Continuing on, this post will be about the general behavior of soccer fans.

So the previous post contains one possible explanation for the violence, but what about all that craziness that goes on during the regular season soccer games. What’s up with that?

I think there are a number of factors. For starters, the previously-mentioned regional rivalries help get the fans worked up. It probably carries over to when a team is not playing a close rival. No doubt about that.

In addition the game is slow and you are unlikely to miss anything if you turn your head for 30 seconds. If something exciting did happen the rest of the crowd would let you know well in advance of the event itself. Idle hand are the Devil’s something. Or so it says in the bible. I think the fans can act all crazy-like because the likelihood of them missing something important is incredibly low. Many goals are scored on penalty or corner kicks and these take a long time to set up. Everyone is watching.

Baseball and football have breaks between every play that are about twenty to sixty seconds long. These pauses are effectively timeouts – no one is going to score. You would think this would be the death of the sport, but once the play starts again, there is decent chance of something interesting happening. To put it simply, in baseball one can score with the very first pitch. In football it’s possible to score a touchdown on the very first play – and this does happen. In hockey, the fastest goal from a center-ice face-off is about four seconds.

You can look away to try and light that firecracker but you might miss something. Or not.

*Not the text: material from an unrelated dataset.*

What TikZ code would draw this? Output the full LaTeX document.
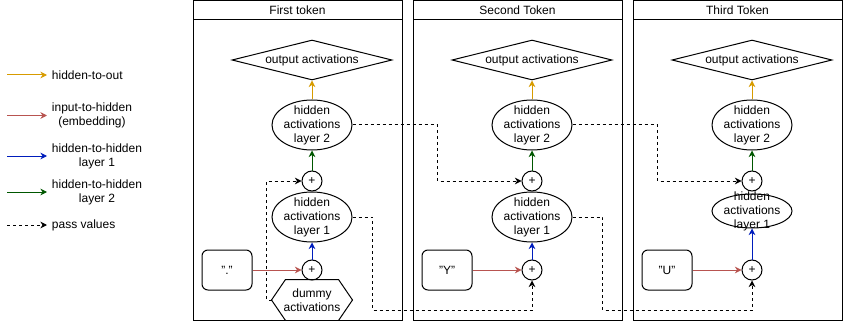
\documentclass[tikz,border=0pt]{standalone}
\usepackage{fontspec}
\setmainfont{Liberation Sans}
\usetikzlibrary{arrows.meta,shapes.geometric,calc}
\definecolor{outcol}{HTML}{D79B00}
\definecolor{incol}{HTML}{B85450}
\definecolor{hidcola}{HTML}{001DBC}
\definecolor{hidcolb}{HTML}{005700}
\begin{document}
\begin{tikzpicture}[x=0.75pt,y=-0.75pt,line width=0.75pt,
	font=\fontsize{9}{10.5}\selectfont,
	>={Stealth[length=5pt,width=5pt]},
	outbox/.style={diamond,draw,aspect=4,inner sep=0pt,minimum width=120pt,minimum height=30pt},
	hidbox/.style={ellipse,draw,align=center,inner xsep=-2pt,inner ysep=-1.6pt,minimum width=60pt,minimum height=37.5pt},
	sumbox/.style={circle,draw,inner sep=0pt,minimum size=15pt},
	inbox/.style={draw,rounded corners=4.5pt,minimum width=37.5pt,minimum height=30pt},
	tout/.style={->,draw=outcol},
	tin/.style={->,draw=incol},
	thida/.style={->,draw=hidcola},
	thidb/.style={->,draw=hidcolb},
	pass/.style={->,dashed,dash pattern=on 2.25pt off 2.25pt}]
	\useasboundingbox (0,0) rectangle (843,321);
	% legend
	\coordinate (la1) at (7,75);
	\coordinate (la2) at (7,115.5);
	\coordinate (la3) at (7,156);
	\coordinate (la4) at (7,192);
	\coordinate (la5) at (7,225);
	\node[anchor=west] (lt1) at (47,75) {hidden-to-out};
	\node[anchor=west,align=center] (lt2) at (47,115.5) {input-to-hidden\\(embedding)};
	\node[anchor=west,align=center] (lt3) at (47,156) {hidden-to-hidden\\layer 1};
	\node[anchor=west,align=center] (lt4) at (47,192) {hidden-to-hidden\\layer 2};
	\node[anchor=west] (lt5) at (47,225) {pass values};
	\draw[tout] (la1) -- (lt1);
	\draw[tin] (la2) -- (lt2);
	\draw[thida] (la3) -- (lt3);
	\draw[thidb] (la4) -- (lt4);
	\draw[pass] (la5) -- (lt5);
	
	% the three token lanes
	\draw (193,0.5) rectangle (402,320); \draw (193,20) -- (402,20);
	\draw (413,0.5) rectangle (622,320); \draw (413,20) -- (622,20);
	\draw (633,0.5) rectangle (842,320); \draw (633,20) -- (842,20);
	\node (ttla) at (297.5,10) {First token};
	\node (ttlb) at (517.5,10) {Second Token};
	\node (ttlc) at (737.5,10) {Third Token};
	
	% first token
	\node[outbox] (outa) at (312,60) {output activations};
	\node[hidbox] (h2a) at (312,125) {hidden\\activations\\layer 2};
	\node[sumbox] (s1a) at (312,181) {+};
	\node[hidbox] (h1a) at (312,217) {hidden\\activations\\layer 1};
	\node[sumbox] (s2a) at (312,270) {+};
	\node[inbox] (ina) at (227,270) {"."};
	\node[minimum width=60pt,minimum height=30pt,align=center] (dmya) at (312,300) {dummy\\activations};
	\draw ($(dmya.north west)+(14,0)$) -- ($(dmya.north east)+(-14,0)$) -- (dmya.east)
		-- ($(dmya.south east)+(-14,0)$) -- ($(dmya.south west)+(14,0)$) -- (dmya.west) -- cycle;
	
	% second token
	\node[outbox] (outb) at (532,60) {output activations};
	\node[hidbox] (h2b) at (532,125) {hidden\\activations\\layer 2};
	\node[sumbox] (s1b) at (532,181) {+};
	\node[hidbox] (h1b) at (532,217) {hidden\\activations\\layer 1};
	\node[sumbox] (s2b) at (532,270) {+};
	\node[inbox] (inb) at (447,270) {"Y"};
	
	% third token
	\node[outbox] (outc) at (752,60) {output activations};
	\node[hidbox] (h2c) at (752,125) {hidden\\activations\\layer 2};
	\node[sumbox] (s1c) at (752,181) {+};
	\node[hidbox,inner ysep=-5.8pt,minimum height=25.5pt] (h1c) at (752,211) {hidden\\activations\\layer 1};
	\node[sumbox] (s2c) at (752,270) {+};
	\node[inbox] (inc) at (667,270) {"U"};
	
	% weights
	\draw[tin] (ina) -- (s2a);
	\draw[tin] (inb) -- (s2b);
	\draw[tin] (inc) -- (s2c);
	\draw[thida] (s2a) -- (h1a);
	\draw[thida] (s2b) -- (h1b);
	\draw[thida] (s2c) -- (h1c);
	\draw[thidb] (s1a) -- (h2a);
	\draw[thidb] (s1b) -- (h2b);
	\draw[thidb] (s1c) -- (h2c);
	\draw[tout] (h2a) -- (outa);
	\draw[tout] (h2b) -- (outb);
	\draw[tout] (h2c) -- (outc);
	
	% values passed on
	\draw[pass] (dmya.west) -- ++(-5,0) |- (s1a.west);
	\draw[pass] (h2a.east) -- ++(85,0) |- (s1b.west);
	\draw[pass] (h2b.east) -- ++(85,0) |- (s1c.west);
	\draw[pass] (h1a.east) -| ++(20,93) -| (s2b.south);
	\draw[pass] (h1b.east) -| ++(30,93) -| (s2c.south);
\end{tikzpicture}
\end{document}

Meanwhile in soccer, many games go the entire match without a goal. There have been ninety-six Champions League matches played this fall and eight have been scoreless draws. That’s a greater than eight percent chance of not seeing a single goal during a match.

Now I’m *not* saying that soccer is objectively boring. If your team needs a tie to advance, a 0-0 final score is awesome. Every shot on goal could be the end of your season – this is drama. And from point number one: if you grew up with soccer you will find it interesting and exciting.

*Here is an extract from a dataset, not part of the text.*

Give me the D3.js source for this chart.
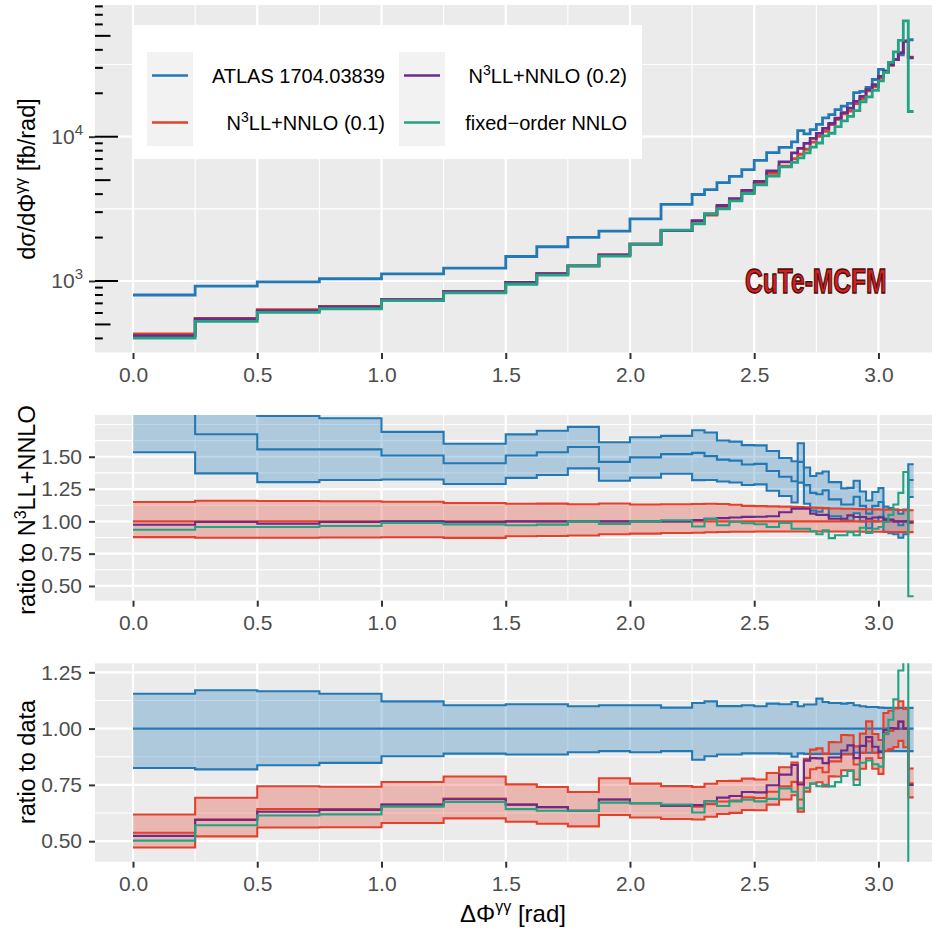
<!DOCTYPE html>
<html><head><meta charset="utf-8">
<script src="https://cdn.jsdelivr.net/npm/d3@7"></script>
<style>
body{margin:0;background:#fff}
svg{display:block}
text{font-family:"Liberation Sans",Arial,Helvetica,sans-serif}
</style>
</head><body>
<svg id="c" width="932" height="935"></svg>
<script>
// ---------- data ----------
const binEdges = [0,0.25,0.5,0.75,1.0,1.25,1.5,1.625,1.75,1.875,2.0,2.125,2.25,2.3,2.35,2.4,2.45,2.5,2.55,2.6,2.65,2.675,2.7,2.725,2.75,2.775,2.8,2.825,2.85,2.875,2.9,2.925,2.95,2.975,3.0,3.02,3.04,3.06,3.08,3.1,3.12,3.14159];
// N3LL+NNLO (0.1) cross section, fb/rad
const n3ll01 = [430,550,634,666,742,847,979,1125,1273,1517,1803,2233,2598,2860,3254,3607,4103,4738,5575,6262,7037,7557,8183,9184,10048,10886,12147,13167,14412,15077,16973,18385,20755,22252,25466,28026,31214,34260,38130,46000,35600];
// ATLAS data / N3LL+NNLO (0.1)
const atlasRatio = [1.86,1.674,1.557,1.557,1.51,1.45,1.51,1.535,1.575,1.46,1.495,1.52,1.53,1.505,1.478,1.47,1.44,1.445,1.39,1.345,1.31,1.46,1.28,1.22,1.21,1.24,1.17,1.17,1.13,1.13,1.19,1.12,1.06,1.12,1.15,1.02,1.01,1.0,0.97,1.0,1.32];
// N3LL+NNLO (0.2) / N3LL+NNLO (0.1)
const n3ll02Ratio = [0.974,0.995,0.982,0.995,1.0,0.995,1.0,1.0,1.0,1.0,1.0,1.0,1.01,1.02,1.025,1.03,1.035,1.036,1.04,1.07,1.098,1.098,1.098,1.06,1.05,1.05,1.02,1.02,1.02,1.046,1.034,1.034,1.02,1.03,1.03,1.013,1.013,1.0,1.0,1.0,0.99];
// fixed-order NNLO / N3LL+NNLO (0.1)
const nnloRatio = [0.935,0.956,0.956,0.964,0.987,0.977,0.97,0.975,1.0,0.98,1.0,1.008,0.96,1.02,0.97,0.995,0.985,0.978,0.956,0.987,0.943,0.943,0.943,0.923,0.90,0.93,0.87,0.892,0.892,0.917,0.892,0.95,0.91,0.943,0.956,0.995,1.05,1.13,1.22,1.382,0.42];
// ATLAS relative uncertainty band
const atlasUp = [1.155,1.17,1.166,1.155,1.121,1.104,1.108,1.108,1.099,1.104,1.104,1.093,1.114,1.121,1.10,1.10,1.104,1.099,1.111,1.108,1.118,1.099,1.107,1.107,1.133,1.118,1.114,1.114,1.111,1.114,1.104,1.099,1.096,1.096,1.093,1.092,1.092,1.092,1.092,1.092,1.092];
const atlasDown = [0.825,0.819,0.837,0.848,0.877,0.889,0.885,0.885,0.895,0.90,0.895,0.90,0.862,0.877,0.885,0.885,0.89,0.89,0.89,0.889,0.875,0.89,0.888,0.888,0.888,0.888,0.888,0.888,0.888,0.888,0.893,0.893,0.893,0.893,0.90,0.90,0.90,0.90,0.90,0.90,0.90];
// N3LL+NNLO (0.1) relative scale-uncertainty band
const n3llUp = [1.15,1.16,1.158,1.155,1.152,1.142,1.136,1.137,1.132,1.138,1.13,1.132,1.134,1.136,1.134,1.129,1.12,1.118,1.116,1.114,1.112,1.11,1.108,1.106,1.104,1.102,1.1,1.099,1.098,1.097,1.096,1.095,1.094,1.093,1.092,1.091,1.09,1.089,1.088,1.087,1.086];
const n3llDown = [0.878,0.873,0.873,0.875,0.877,0.872,0.885,0.887,0.891,0.9,0.905,0.91,0.912,0.916,0.918,0.92,0.92,0.921,0.921,0.922,0.922,0.922,0.922,0.922,0.922,0.922,0.922,0.921,0.921,0.921,0.921,0.92,0.92,0.92,0.919,0.919,0.918,0.918,0.917,0.917,0.917];

const seriesNames = ["ATLAS 1704.03839","N3LL+NNLO (0.1)","N3LL+NNLO (0.2)","fixed\u2212order NNLO"];
const xTicks = [0,0.5,1.0,1.5,2.0,2.5,3.0];
const xMinor = [0.25,0.75,1.25,1.75,2.25,2.75,3.25];
const topTicks = [1000,10000];
const topMinor = [Math.pow(10,2.5),Math.pow(10,3.5),Math.pow(10,4.5)];
const midTicks = [0.5,0.75,1.0,1.25,1.5];
const midMinor = [0.625,0.875,1.125,1.375,1.625,1.75];
const botTicks = [0.5,0.75,1.0,1.25];
const botMinor = [0.625,0.875,1.125];

// ---------- styles ----------
const cBlue="#2279B5", cRed="#E5402C", cPurple="#6B2B88", cGreen="#22A384";
const FONT='"Liberation Sans",Arial,Helvetica,sans-serif';
const svg=d3.select('#c');
const PL=95, PR=932;
const x=d3.scaleLinear().domain([-0.153,3.3]).range([95,953]);
const panels={
  top:{t:5,b:353,y:d3.scaleLog().domain([317,81800]).range([353,5])},
  mid:{t:415,b:600.7,y:d3.scaleLinear().domain([0.386,1.823]).range([600.7,415])},
  bot:{t:663.3,b:861.7,y:d3.scaleLinear().domain([0.409,1.29]).range([861.7,663.3])}
};

// derived series
const atlasAbs = n3ll01.map((v,i)=>v*atlasRatio[i]);
const n3ll02Abs = n3ll01.map((v,i)=>v*n3ll02Ratio[i]);
const nnloAbs = n3ll01.map((v,i)=>v*nnloRatio[i]);

function stepPts(vals){const p=[];vals.forEach((v,i)=>{p.push([binEdges[i],v]);p.push([binEdges[i+1],v]);});return p;}
function bandPts(lo,hi){const p=[];lo.forEach((v,i)=>{p.push([binEdges[i],v,hi[i]]);p.push([binEdges[i+1],v,hi[i]]);});return p;}

const defs=svg.append('defs');
function setupPanel(key,yMaj,yMin){
  const P=panels[key];
  defs.append('clipPath').attr('id','clip-'+key).append('rect')
    .attr('x',PL).attr('y',P.t).attr('width',PR-PL).attr('height',P.b-P.t);
  const g=svg.append('g');
  g.append('rect').attr('x',PL).attr('y',P.t).attr('width',PR-PL).attr('height',P.b-P.t).attr('fill','#EBEBEB');
  const grid=g.append('g').attr('clip-path',`url(#clip-${key})`);
  yMin.forEach(v=>grid.append('line').attr('x1',PL).attr('x2',PR).attr('y1',P.y(v)).attr('y2',P.y(v)).attr('stroke','#fff').attr('stroke-width',1.1));
  xMinor.forEach(v=>grid.append('line').attr('x1',x(v)).attr('x2',x(v)).attr('y1',P.t).attr('y2',P.b).attr('stroke','#fff').attr('stroke-width',1.1));
  yMaj.forEach(v=>grid.append('line').attr('x1',PL).attr('x2',PR).attr('y1',P.y(v)).attr('y2',P.y(v)).attr('stroke','#fff').attr('stroke-width',2.2));
  xTicks.forEach(v=>grid.append('line').attr('x1',x(v)).attr('x2',x(v)).attr('y1',P.t).attr('y2',P.b).attr('stroke','#fff').attr('stroke-width',2.2));
  const data=svg.append('g').attr('clip-path',`url(#clip-${key})`);
  const ax=svg.append('g').attr('transform',`translate(0,${P.b})`)
    .call(d3.axisBottom(x).tickValues(xTicks).tickFormat(d3.format('.1f')).tickSize(6).tickPadding(8));
  styleAxis(ax);
  return {g,data,P};
}
function styleAxis(ax){
  ax.attr('font-size',21).attr('font-family',FONT);
  ax.select('.domain').remove();
  ax.selectAll('.tick line').attr('stroke','#333').attr('stroke-width',2);
  ax.selectAll('.tick text').attr('fill','#4D4D4D');
}
function drawLine(g,P,vals,color,w){
  g.append('path').datum(stepPts(vals)).attr('fill','none').attr('stroke',color).attr('stroke-width',w)
   .attr('d',d3.line().x(d=>x(d[0])).y(d=>P.y(d[1])));
}
function drawBand(g,P,lo,hi,color){
  g.append('path').datum(bandPts(lo,hi)).attr('fill',color).attr('fill-opacity',0.3).attr('stroke','none')
   .attr('d',d3.area().x(d=>x(d[0])).y0(d=>P.y(d[1])).y1(d=>P.y(d[2])));
}
function richText(t,parts,supSize,raise){
  let up=false;
  parts.forEach(p=>{
    const s=t.append('tspan').text(p.t);
    if(p.sup){s.attr('font-size',supSize).attr('dy',-raise);up=true;}
    else if(up){s.attr('dy',raise);up=false;}
  });
}

// ---------- top panel ----------
const topPanel=setupPanel('top',topTicks,topMinor);
{
  const P=topPanel.P;
  for(let e=2;e<=5;e++){for(let k=1;k<=9;k++){const v=k*Math.pow(10,e);
    if(v<317||v>81800) continue;
    const len=k===1?23:(k===5?15.5:7.8);
    topPanel.g.append('line').attr('x1',PL).attr('x2',PL+len).attr('y1',P.y(v)).attr('y2',P.y(v)).attr('stroke','#000').attr('stroke-width',2);
  }}
  drawLine(topPanel.data,P,atlasAbs,cBlue,2.8);
  drawLine(topPanel.data,P,n3ll01,cRed,2.8);
  drawLine(topPanel.data,P,n3ll02Abs,cPurple,2.8);
  drawLine(topPanel.data,P,nnloAbs,cGreen,2.8);
  const ay=svg.append('g').attr('transform',`translate(${PL},0)`)
    .call(d3.axisLeft(P.y).tickValues(topTicks).tickFormat('').tickSize(6).tickPadding(7));
  styleAxis(ay);
  ay.selectAll('.tick').each(function(d){
    const t=d3.select(this).append('text').attr('x',-12).attr('dy','0.32em').attr('text-anchor','end').attr('fill','#4D4D4D');
    richText(t,[{t:'10'},{t:String(Math.round(Math.log10(d))),sup:1}],15,9);
  });
  svg.append('text').attr('transform','translate(745,293) scale(0.82,1.16)')
    .attr('font-size',30).attr('font-weight','bold')
    .attr('fill','#D91E1E').attr('stroke','#4a0c0c').attr('stroke-width',1.2).text('CuTe-MCFM');
}

// ---------- middle panel ----------
const midPanel=setupPanel('mid',midTicks,midMinor);
{
  const P=midPanel.P, g=midPanel.data;
  const aUp=atlasRatio.map((v,i)=>v*atlasUp[i]), aLo=atlasRatio.map((v,i)=>v*atlasDown[i]);
  const ones=n3ll01.map(()=>1);
  drawBand(g,P,aLo,aUp,cBlue);
  drawBand(g,P,n3llDown,n3llUp,cRed);
  drawLine(g,P,aUp,cBlue,2.1);drawLine(g,P,aLo,cBlue,2.1);drawLine(g,P,atlasRatio,cBlue,2.1);
  drawLine(g,P,n3llUp,cRed,2.1);drawLine(g,P,n3llDown,cRed,2.1);drawLine(g,P,ones,cRed,2.1);
  drawLine(g,P,n3ll02Ratio,cPurple,2.1);
  drawLine(g,P,nnloRatio,cGreen,2.1);
  const ay=svg.append('g').attr('transform',`translate(${PL},0)`)
    .call(d3.axisLeft(P.y).tickValues(midTicks).tickFormat(d3.format('.2f')).tickSize(6).tickPadding(7));
  styleAxis(ay);
}

// ---------- bottom panel ----------
const botPanel=setupPanel('bot',botTicks,botMinor);
{
  const P=botPanel.P, g=botPanel.data;
  const ones=n3ll01.map(()=>1);
  const tc=atlasRatio.map(v=>1/v);
  const tUp=tc.map((v,i)=>v*n3llUp[i]), tLo=tc.map((v,i)=>v*n3llDown[i]);
  const p2=n3ll02Ratio.map((v,i)=>v/atlasRatio[i]);
  const fo=nnloRatio.map((v,i)=>v/atlasRatio[i]);
  drawBand(g,P,atlasDown,atlasUp,cBlue);
  drawBand(g,P,tLo,tUp,cRed);
  drawLine(g,P,atlasUp,cBlue,2.1);drawLine(g,P,atlasDown,cBlue,2.1);drawLine(g,P,ones,cBlue,2.1);
  drawLine(g,P,tUp,cRed,2.1);drawLine(g,P,tLo,cRed,2.1);drawLine(g,P,tc,cRed,2.1);
  drawLine(g,P,p2,cPurple,2.1);
  drawLine(g,P,fo,cGreen,2.1);
  const ay=svg.append('g').attr('transform',`translate(${PL},0)`)
    .call(d3.axisLeft(P.y).tickValues(botTicks).tickFormat(d3.format('.2f')).tickSize(6).tickPadding(7));
  styleAxis(ay);
}

// ---------- titles ----------
function yTitle(cy,parts){
  const t=svg.append('text').attr('transform',`translate(35,${cy}) rotate(-90)`).attr('text-anchor','middle')
    .attr('font-size',23.5).attr('fill','#000');
  richText(t,parts,16,9);
}
yTitle(179,[{t:'d\u03C3/d\u03A6'},{t:'\u03B3\u03B3',sup:1},{t:' [fb/rad]'}]);
yTitle(510,[{t:'ratio to N'},{t:'3',sup:1},{t:'LL+NNLO'}]);
yTitle(762,[{t:'ratio to data'}]);
{
  const t=svg.append('text').attr('x',513).attr('y',922).attr('text-anchor','middle').attr('font-size',24).attr('fill','#000');
  richText(t,[{t:'\u0394\u03A6'},{t:'\u03B3\u03B3',sup:1},{t:' [rad]'}],16,10);
}

// ---------- legend ----------
{
  const lg=svg.append('g');
  lg.append('rect').attr('x',133).attr('y',25).attr('width',509).attr('height',134).attr('fill','#fff');
  const cols=[{kx:147,tx:385},{kx:399,tx:627}];
  const rows=[52,99];
  const colors=[cBlue,cRed,cPurple,cGreen];
  seriesNames.forEach((name,i)=>{
    const c=cols[Math.floor(i/2)], r=rows[i%2];
    lg.append('rect').attr('x',c.kx).attr('y',r).attr('width',46).attr('height',47).attr('fill','#F2F2F2');
    lg.append('line').attr('x1',c.kx+5).attr('x2',c.kx+41).attr('y1',r+23.5).attr('y2',r+23.5).attr('stroke',colors[i]).attr('stroke-width',2.6);
    const t=lg.append('text').attr('x',c.tx).attr('y',r+31).attr('text-anchor','end').attr('font-size',20).attr('fill','#000');
    if(name.startsWith('N3')) richText(t,[{t:'N'},{t:'3',sup:1},{t:name.slice(2)}],14,8);
    else t.text(name);
  });
}
</script>
</body></html>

What I’m trying to establish is that there are very few moments in a soccer game where someone has an actual chance of scoring. This means that the fans have had to invent novel ways of keeping themselves entertained. This is where the marching bands, the firecrackers, the alcohol, the flags, the singing, and the taunting of the opposing team’s fans comes in.

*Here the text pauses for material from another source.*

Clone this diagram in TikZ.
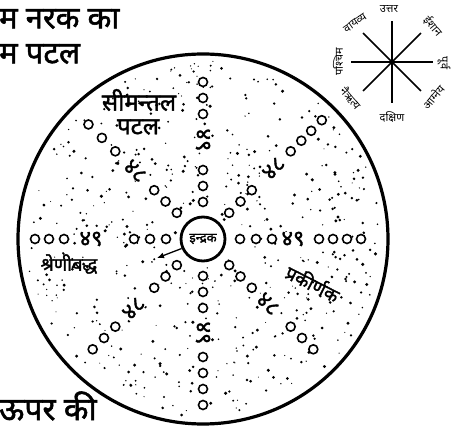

And all of this make the in-stadium soccer experience a lot of fun. If you get a chance you should really try and see a game.

There are some other factors at play here too:

  • It’s winter, the fans are outside, and they have to keep warm – so they jump around
  • They are also standing (the most boisterous ones anyway) so they need to keep moving to stay comfortable
  • The games are played at the same time every week – it becomes ritual, and therefor its importance gets elevated (plus it’s just easier to schedule). The NFL is like this too (except they play on Sundays) and they have the craziest tailgate parities/fans. The NHL, MLB, and NBA play their games on all days of the week so it’s impossible for it to become fully ritualized.
  • There are fewer games so they become more important – in baseball each team has a hundred and sixty-two games in the regular season. Hockey and basketball each have eighty-two; NFL football sixteen and CFL eighteen.
  • The fixed duration of the matches might mix in there too. If there was even a ten percent chance that the games could run four hours, I bet a lot of fans would be turned off. At a minimum they would want to be able to sit down.

Jebus. It’s like I’m back in school writing a report. To summarize:

Soccer violence – cultural and regional historical rivalries that are largely absent in North America.

Soccer fans acting all crazy during regular season games – low likelihood of scoring coupled with the previously-mentioned preclusion for soccer violence mixed with the ritualized nature of the once-per-week contests and the low number of games per year.

This all may sound a bit hokey to some of you, but I for one, like establishing sweeping, all-encompassing “facts” that are based on a small number of personal experiences.